Cultural heritage has a universal value for us as individuals, communities and societies. It is important to preserve and pass on to future generations. You may think of heritage as being ‘from the past’ or static, but it actually evolves though our engagement with it. What is more, our heritage has a big role to play in building the future of Europe. That is one reason why we want to reach out to young people in particular during the European Year.

Cultural heritage comes in many shapes and forms.
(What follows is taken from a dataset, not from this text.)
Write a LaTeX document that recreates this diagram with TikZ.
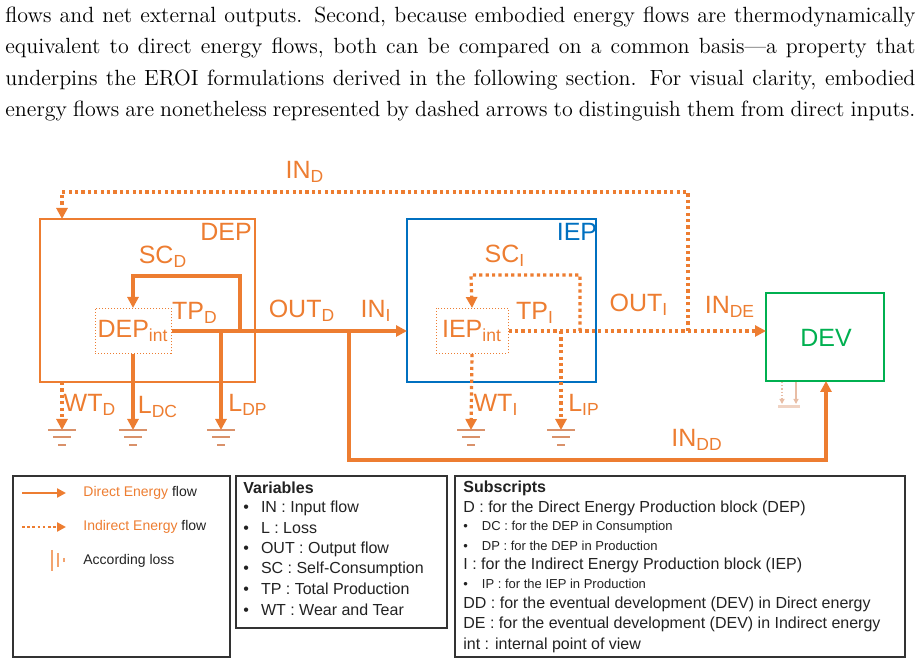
\documentclass[tikz,border=0pt]{standalone}
\usepackage{fontspec}
\newfontfamily\dsf{Liberation Sans}
\usetikzlibrary{arrows.meta,calc}
\definecolor{eo}{HTML}{ED7D31}
\definecolor{eb}{HTML}{0070C0}
\definecolor{eg}{HTML}{00B050}
\definecolor{gr}{HTML}{D9916A}
\definecolor{tx}{HTML}{222222}
\tikzset{
 direct/.style={eo,line width=1.6pt},
 indirect/.style={eo,line width=1.6pt,dash pattern=on 1.6pt off 1.6pt},
 tip/.style={-{Triangle[length=5.5pt,width=5.5pt]}},
 lbl/.style={eo,font=\dsf\fontsize{12.5}{13}\selectfont,inner sep=0pt},
 legtxt/.style={font=\dsf\fontsize{8}{9}\selectfont,anchor=west,inner sep=0pt,text=tx},
 smalltxt/.style={font=\dsf\fontsize{6.5}{8}\selectfont,anchor=west,inner sep=0pt,text=tx},
 para/.style={font=\fontsize{11}{13}\selectfont,anchor=west,inner sep=0pt},
}
\newcommand{\grnd}[1]{%
 \draw[gr,line width=1.3pt] ($(#1)+(-14,0)$)--($(#1)+(14,0)$);
 \draw[gr,line width=1.3pt] ($(#1)+(-9,7)$)--($(#1)+(9,7)$);
 \draw[gr,line width=1.3pt] ($(#1)+(-4,15)$)--($(#1)+(4,15)$);}
\begin{document}
\begin{tikzpicture}[x=0.5pt,y=-0.5pt]
\useasboundingbox (0,0) rectangle (921,667);
% paragraph
\node[para] (p1) at (5,17) {\makebox[455pt][s]{flows and net external outputs. Second, because embodied energy flows are thermodynamically}};
\node[para] (p2) at (5,48) {\makebox[455pt][s]{equivalent to direct energy flows, both can be compared on a common basis---a property that}};
\node[para] (p3) at (5,80) {\makebox[455pt][s]{underpins the EROI formulations derived in the following section. For visual clarity, embodied}};
\node[para] (p4) at (5,111) {\makebox[455pt][s]{energy flows are nonetheless represented by dashed arrows to distinguish them from direct inputs.}};
% boxes
\draw[eo,line width=1.2pt] (40,219) rectangle (255,382);
\draw[eb,line width=1.2pt] (407,219) rectangle (596,382);
\draw[eg,line width=1.2pt] (766,293) rectangle (884,381);
\coordinate (depT) at (62,219);
\node[draw=eo,densely dotted,line width=0.5pt,minimum width=38pt,minimum height=22.5pt,inner sep=0pt,eo,font=\dsf\fontsize{12.5}{13}\selectfont] (depint) at (133,331) {DEP\textsubscript{int}};
\node[draw=eb,densely dotted,line width=0.5pt,minimum width=36pt,minimum height=22.5pt,inner sep=0pt,eo,font=\dsf\fontsize{12.5}{13}\selectfont] (iepint) at (472,331) {IEP\textsubscript{int}};
\node[lbl] (deplbl) at (226,232) {DEP};
\node[lbl,eb] (ieplbl) at (577,232) {IEP};
\node[lbl,eg] (dev) at (826,338) {DEV};
\coordinate (devL) at (766,331);
\coordinate (devB) at (826,381);
\coordinate (iepL) at (407,331);
% labels
\node[lbl] at (305,172) {IN\textsubscript{D}};
\node[lbl] at (163,257) {SC\textsubscript{D}};
\node[lbl] at (195,313) {TP\textsubscript{D}};
\node[lbl] at (302,311) {OUT\textsubscript{D}};
\node[lbl] at (376,311) {IN\textsubscript{I}};
\node[lbl] at (90,405) {WT\textsubscript{D}};
\node[lbl] at (158,407) {L\textsubscript{DC}};
\node[lbl] at (248,405) {L\textsubscript{DP}};
\node[lbl] at (505,256) {SC\textsubscript{I}};
\node[lbl] at (535,313) {TP\textsubscript{I}};
\node[lbl] at (639,305) {OUT\textsubscript{I}};
\node[lbl] at (730,307) {IN\textsubscript{DE}};
\node[lbl] at (496,405) {WT\textsubscript{I}};
\node[lbl] at (584,405) {L\textsubscript{IP}};
\node[lbl] at (697,440) {IN\textsubscript{DD}};
% ground points
\coordinate (g1) at (62,430); \coordinate (g2) at (133,430); \coordinate (g3) at (221,430);
\coordinate (g4) at (471,430); \coordinate (g5) at (561,430);
% direct flows
\draw[direct,tip] (depint.east) -- (iepL);
\draw[direct,tip] (240,331) -- (240,276) -- (133,276) -- (depint.north);
\draw[direct,tip] (depint.south) -- (g2);
\draw[direct,tip] (221,331) -- (g3);
\draw[direct,tip] (349,331) -- (349,460) -- (826,460) -- (devB);
% indirect flows
\draw[indirect,tip] (688,331) -- (688,192) -- (62,192) -- (depT);
\draw[indirect,tip] (62,382) -- (g1);
\draw[indirect,tip] (iepint.east) -- (devL);
\draw[indirect,tip] (580,331) -- (580,275) -- (471,275) -- (iepint.north);
\draw[indirect,tip] (iepint.south) -- (g4);
\draw[indirect,tip] (561,331) -- (g5);
\foreach \g in {g1,g2,g3,g4,g5} {\grnd{\g}}
% faded losses under DEV
\draw[gr!60,line width=0.6pt,densely dotted,-{Triangle[length=2.5pt,width=2.5pt]}] (782,382) -- (782,404);
\draw[gr!60,line width=0.6pt,-{Triangle[length=2.5pt,width=2.5pt]}] (796,382) -- (796,404);
\draw[gr!40,line width=1.5pt] (778,407) -- (800,407);
% legend 1
\draw[black!80,line width=0.6pt] (13,476) rectangle (230,657);
\coordinate (la1) at (22,493); \coordinate (la2) at (66,493);
\coordinate (lb1) at (22,527); \coordinate (lb2) at (66,527);
\draw[direct,line width=1.3pt,-{Triangle[length=4.5pt,width=4.5pt]}] (la1) -- (la2);
\draw[indirect,line width=1.3pt,dash pattern=on 1.3pt off 1.3pt,-{Triangle[length=4.5pt,width=4.5pt]}] (lb1) -- (lb2);
\draw[eo!70,line width=0.9pt] (52,550) -- (52,571);
\draw[eo!70,line width=0.9pt] (58,553) -- (58,567);
\draw[eo!70,line width=0.9pt] (64,558) -- (64,562);
\node[legtxt,font=\dsf\fontsize{7}{9}\selectfont] at (83,493) {\textcolor{eo}{Direct Energy} flow};
\node[legtxt,font=\dsf\fontsize{7}{9}\selectfont] at (83,527) {\textcolor{eo}{Indirect Energy} flow};
\node[legtxt,font=\dsf\fontsize{7}{9}\selectfont] at (83,561) {According loss};
% legend 2
\draw[black!80,line width=0.6pt] (236,476) rectangle (447,628);
\node[legtxt,font=\dsf\bfseries\fontsize{8}{9}\selectfont] at (243,488) {Variables};
\foreach \y/\t in {508/IN : Input flow,528/L : Loss,549/OUT : Output flow,569/SC : Self-Consumption,589/TP : Total Production,610/WT : Wear and Tear}
  {\node[legtxt] at (243,\y) {\textbullet\hspace{6pt}\t};}
% legend 3
\draw[black!80,line width=0.6pt] (455,476) rectangle (905,657);
\node[legtxt,font=\dsf\bfseries\fontsize{8}{9}\selectfont] at (463,488) {Subscripts};
\node[legtxt] at (463,508) {D : for the Direct Energy Production block (DEP)};
\node[smalltxt] at (463,527) {\textbullet\hspace{7pt}DC : for the DEP in Consumption};
\node[smalltxt] at (463,546) {\textbullet\hspace{7pt}DP : for the DEP in Production};
\node[legtxt] at (463,565) {I : for the Indirect Energy Production block (IEP)};
\node[smalltxt] at (463,584) {\textbullet\hspace{7pt}IP : for the IEP in Production};
\node[legtxt] at (463,604) {DD : for the eventual development (DEV) in Direct energy};
\node[legtxt] at (463,624) {DE : for the eventual development (DEV) in Indirect energy};
\node[legtxt] at (463,645) {int : internal point of view};
\end{tikzpicture}
\end{document}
  • tangible – for example buildings, monuments, artefacts, clothing, artwork, books, machines, historic towns, archaeological sites.
  • intangible – practices, representations, expressions, knowledge, skills – and the associated instruments, objects and cultural spaces – that people value. This includes language and oral traditions, performing arts, social practices and traditional craftsmanship.
  • natural – landscapes, flora and fauna.
  • digital – resources that were created in digital form (for example digital art or animation) or that have been digitalised as a way to preserve them (including text, images, video, records).

Through cherishing our cultural heritage, we can discover our diversity and start an inter-cultural conversation about what we have in common. So what better way to enrich our lives than by interacting with something so central to who we are?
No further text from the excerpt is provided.